Paul Sizemore

Paul Sizemore  //  

Nov 14 / 6:35am

The Zen Approach to Project Management by George Pitagorsky

A few years ago I had the fortune to see George Pitagorsky speak at Kindred Project Management Day, and his message resonated with me. I was working for a start-up at the time, and there was continual chaos. Fires were standard, and projects could turn faster than a F1 in Monaco. 

I've read his book several times, and recently reread it, so I wanted to share a few key points from the book. I strongly urge you to get your hands on a copy, and read it, though. It's a great book, and in this day of iterative projects, you need an appreciation like this. 

Stakeholders want certainty; projects are uncertain.
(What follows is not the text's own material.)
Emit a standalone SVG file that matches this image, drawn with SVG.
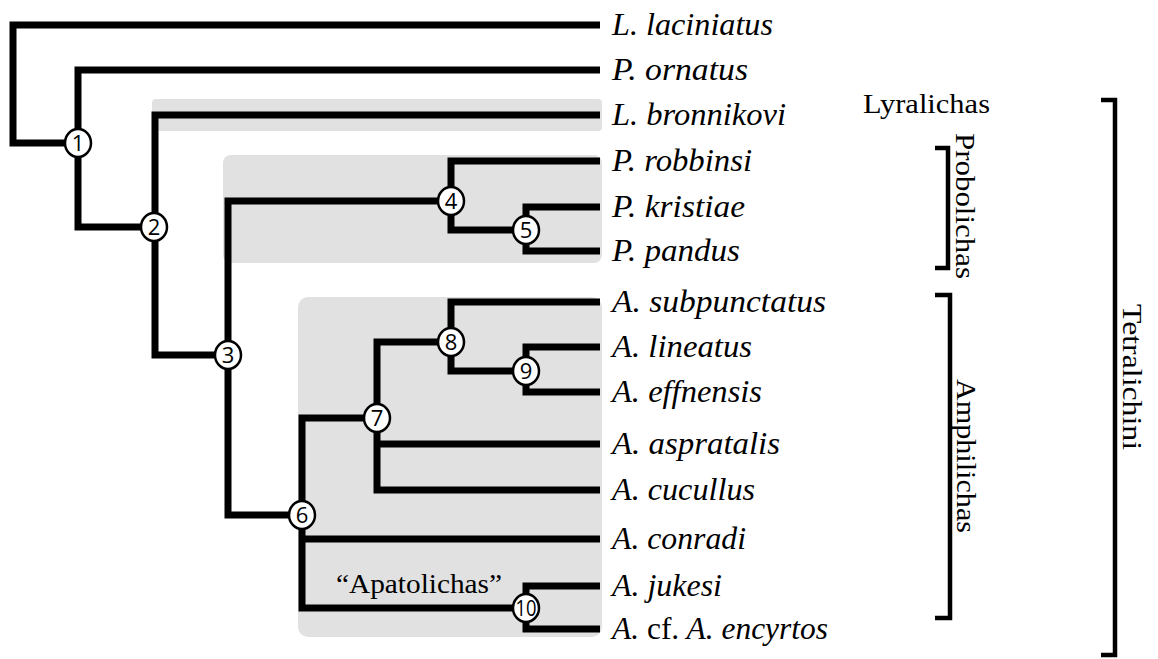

As project managers we communicate to stakeholders with hard figures: budgets, timelines and specific deliverables. We also deal with extreme ambiguity: resource performance, executive confidence and team buy-in. As professional project managers, we balance the paradox and dichotomy. 

The project is a complex system, and some have an illusion of control. The project manager is a manager, not a project controller. Only hard, quantitative aspects can be controlled. The project is more like a heard of cattle running rather than a single horse. To manage well means to be nonlinear; doing the right things at the right time to keep all the cattle headed in the right direction. You have different tools and techniques.

Through mindfulness we can affectively plan for a realistic and positive outcome. 

Either/or thinking needs to be replaced with a continuum. Life is not black and white, and projects aren't either. Ultimately the success of a project is the result of 'gut feelings' on decisions. Many project managers really disagree with this statement because they are project managers because of the false sense of project control. 

Accepting Uncertainty:  "We jump into the icy cold water ready to enjoy the shock and cleansing it will bring"

That's one of my favorite quotes from the book, and it's part of the reason I now jump in the Ohio River every February in support of Louisville's Special Olympics. When I jump it reminds me that at any point in my life I could be up to my neck in problems, and I'll simply find a way out. The cleansing part of the quote really isn't applicable to the Ohio River.